East St. Louis Mayor Alvin Parks is pledging his unwavering support to Anthony Tarvin, one of the Mayor's political allies.
The Mayor and councilmen Robert Eastern III, Eddie Jackson and Roy Mosley approved Tarvin's appointment to the Police and Fire Board. Councilman Delbert Marion was absent. The other members of the Police and Fire Board elected Tarvin as the Chairman.
Our stories exposed Tarvin's criminal arrest and charge history, which includes charges of Aggravated Assault, Assault or Battery in six seperate incidents during the past two decades. All of those charges were dismissed. Tarvin was convicted of a misdemeanor weapons charge.
In our story tonight, I interviewed three men about Tarvin.
Rev. Johnny Scott is the head of the local NAACP. Rev. Scott, who is a strong critics of the Mayor and councilmembers who put Tarvin on the Board, spoke to us at his accounting business.
Councilman Delbert Marion, a former Police Chief in East St. Louis, decided he wanted to talk with us in the crowded rotunda at City Hall.
Mayor Parks asked to have his own videographer tape the interview. I agreed, although I told him it was highly unusual for an elected official to have someone else tape the television crew taping the interview.
When we arrived at his office we discovered the Mayor had invited two observers (seen below), a woman and a man.
The Mayor refused to identify them, although after I questioned him about them he admitted that they were "business partners" of the city, and himself personally. The Mayor called them "excellent individuals."
It's the first time in more than a quarter century as a journalist that an elected politician has taken that approach with me during an interview. I did an interview once with an business executive, and the company hired a photographer to tape that interview, but I can't remember anyone else taping me while I taped them.
In some cases, people use that approach as a way of intimidating you into asking "softer" questions, or at least giving them more time to explain their views during your story.
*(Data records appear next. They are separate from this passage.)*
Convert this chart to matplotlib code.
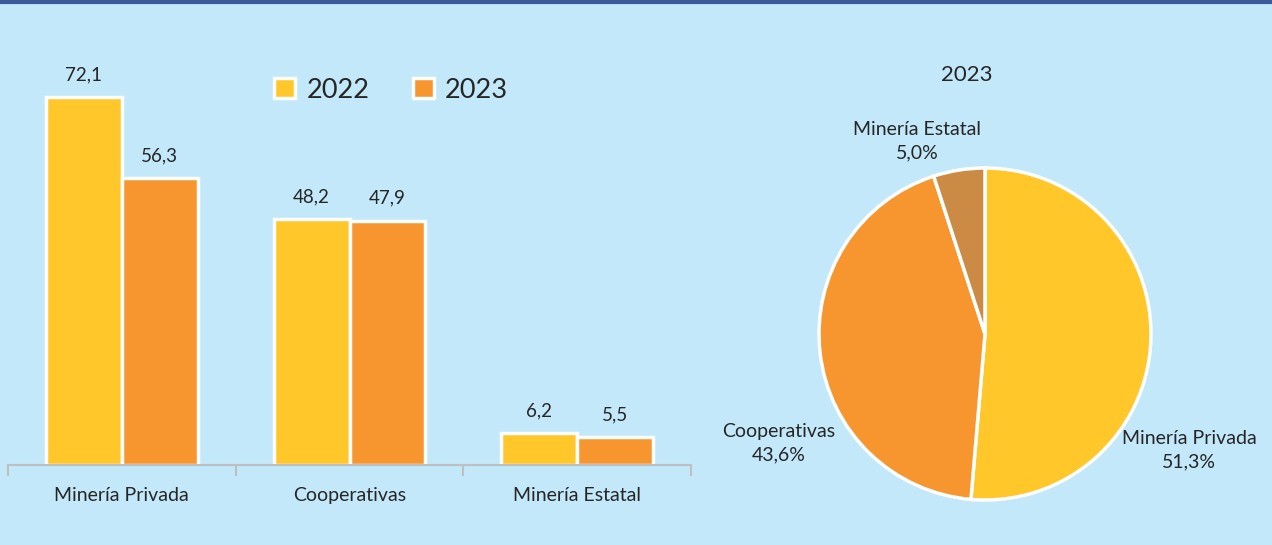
import matplotlib.pyplot as plt
import numpy as np
from matplotlib.patches import Patch

plt.rcParams['font.family'] = ['Lato', 'DejaVu Sans']

# Datos
categorias = ["Minería Privada", "Cooperativas", "Minería Estatal"]
valores_2022 = [72.1, 48.2, 6.2]
valores_2023 = [56.3, 47.9, 5.5]
participacion_2023 = [51.3, 43.6, 5.0]
etiquetas_pie = ["Minería Privada\n51,3%", "Cooperativas\n43,6%", "Minería Estatal\n5,0%"]

bg = "#C2E8F9"
amarillo = "#FFC72A"
naranja = "#F7962F"
cafe = "#CC8B45"
texto = "#262626"

fig = plt.figure(figsize=(12.72, 5.45), dpi=100)
fig.patch.set_facecolor(bg)

# Barras
ax = fig.add_axes([8 / 1272, 1 - 465 / 545, 683 / 1272, 408 / 545])
ax.set_facecolor(bg)
x = np.arange(len(categorias))
w = 1 / 3
b1 = ax.bar(x - w / 2, valores_2022, w, color=amarillo, edgecolor="white", linewidth=2.5)
b2 = ax.bar(x + w / 2, valores_2023, w, color=naranja, edgecolor="white", linewidth=2.5)
for bars, vals in ((b1, valores_2022), (b2, valores_2023)):
    ax.bar_label(bars, labels=[f"{v:.1f}".replace(".", ",") for v in vals],
                 padding=10, fontsize=13.5, color=texto)
ax.set_xlim(-0.5, 2.5)
ax.set_ylim(0, 80)
for s in ("top", "left", "right"):
    ax.spines[s].set_visible(False)
ax.spines["bottom"].set_color("#BFBFBF")
ax.spines["bottom"].set_linewidth(1.5)
ax.set_yticks([])
ax.set_xticks(x)
ax.set_xticklabels(categorias, fontsize=14, color=texto)
ax.tick_params(axis="x", which="major", length=0, pad=16)
ax.set_xticks([-0.5, 0.5, 1.5, 2.5], minor=True)
ax.tick_params(axis="x", which="minor", length=8, width=1.5, color="#BFBFBF")

handles = [Patch(facecolor=amarillo, edgecolor="white", linewidth=2.5, label="2022"),
           Patch(facecolor=naranja, edgecolor="white", linewidth=2.5, label="2023")]
fig.legend(handles=handles, loc="center", bbox_to_anchor=(391 / 1272, 1 - 90 / 545),
           ncol=2, frameon=False, fontsize=19.5, handlelength=0.8, handleheight=0.8,
           handletextpad=0.4, columnspacing=1.6, labelcolor=texto)

# Torta
r = 166
axp = fig.add_axes([(985 - r) / 1272, (545 - 334 - r) / 545, 2 * r / 1272, 2 * r / 545])
axp.set_facecolor(bg)
axp.pie(participacion_2023, colors=[amarillo, naranja, cafe], startangle=90,
        counterclock=False, wedgeprops=dict(edgecolor="white", linewidth=2.5))
axp.set_xlim(-1, 1)
axp.set_ylim(-1, 1)
axp.axis("off")
axp.text(-0.11, 1.56, "2023", ha="center", va="center", fontsize=16, color=texto)
pos = [(1.23, -0.70), (-1.24, -0.66), (-0.41, 1.16)]
for (px, py), lab in zip(pos, etiquetas_pie):
    axp.text(px, py, lab, ha="center", va="center", fontsize=14, color=texto,
             linespacing=1.45)

# Borde superior
fig.add_artist(plt.Line2D([0, 1], [1 - 1.5 / 545, 1 - 1.5 / 545], color="#3B5A9A",
                          linewidth=3, transform=fig.transFigure))

fig.savefig("out.png", dpi=100, facecolor=bg)
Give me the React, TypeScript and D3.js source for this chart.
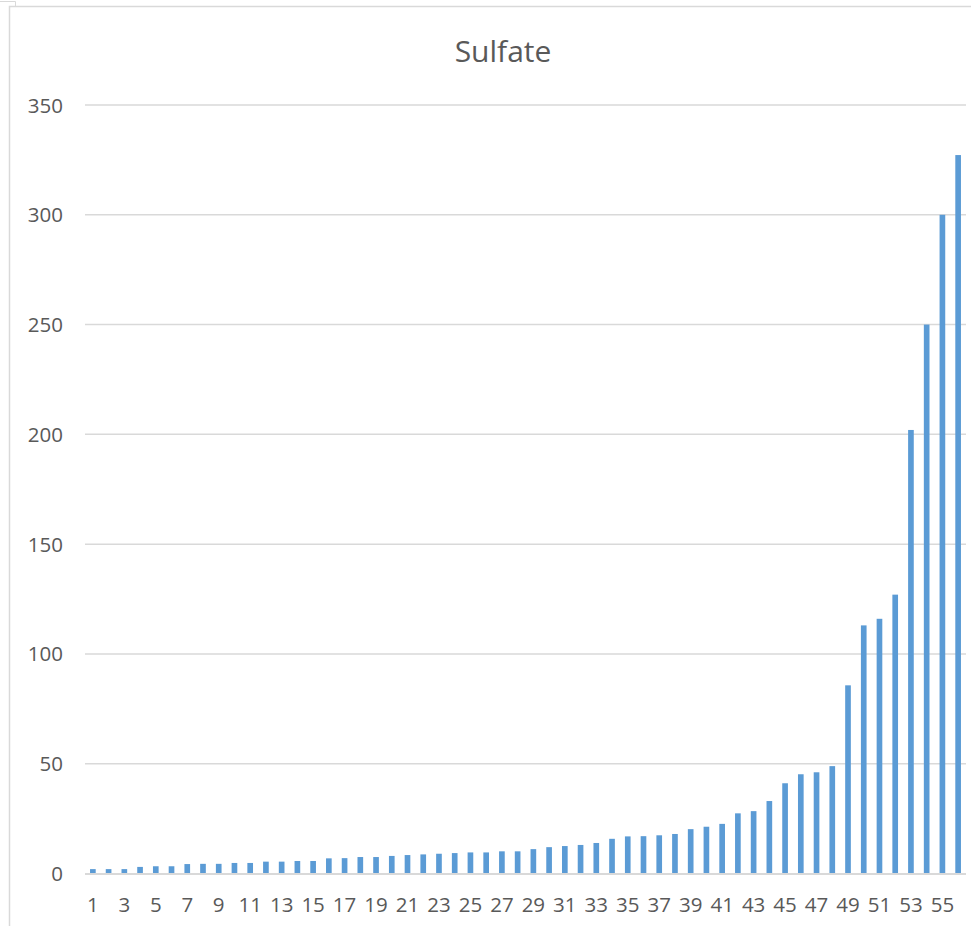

The implication is that if you don't treat me right, I've got a copy and I'll show somebody what you left out, and how you mistreated me.
The Mayor insisted he wasn't trying to intimidate me. He just wanted his own copy of the interview.
"We're just recording the recording," Parks told me on-camera. "We'll see what happens with the video in a few weeks or a few days or a few hours."
"There are no plans to air the video," Parks said. "But we have the video in case we need to do something else with it."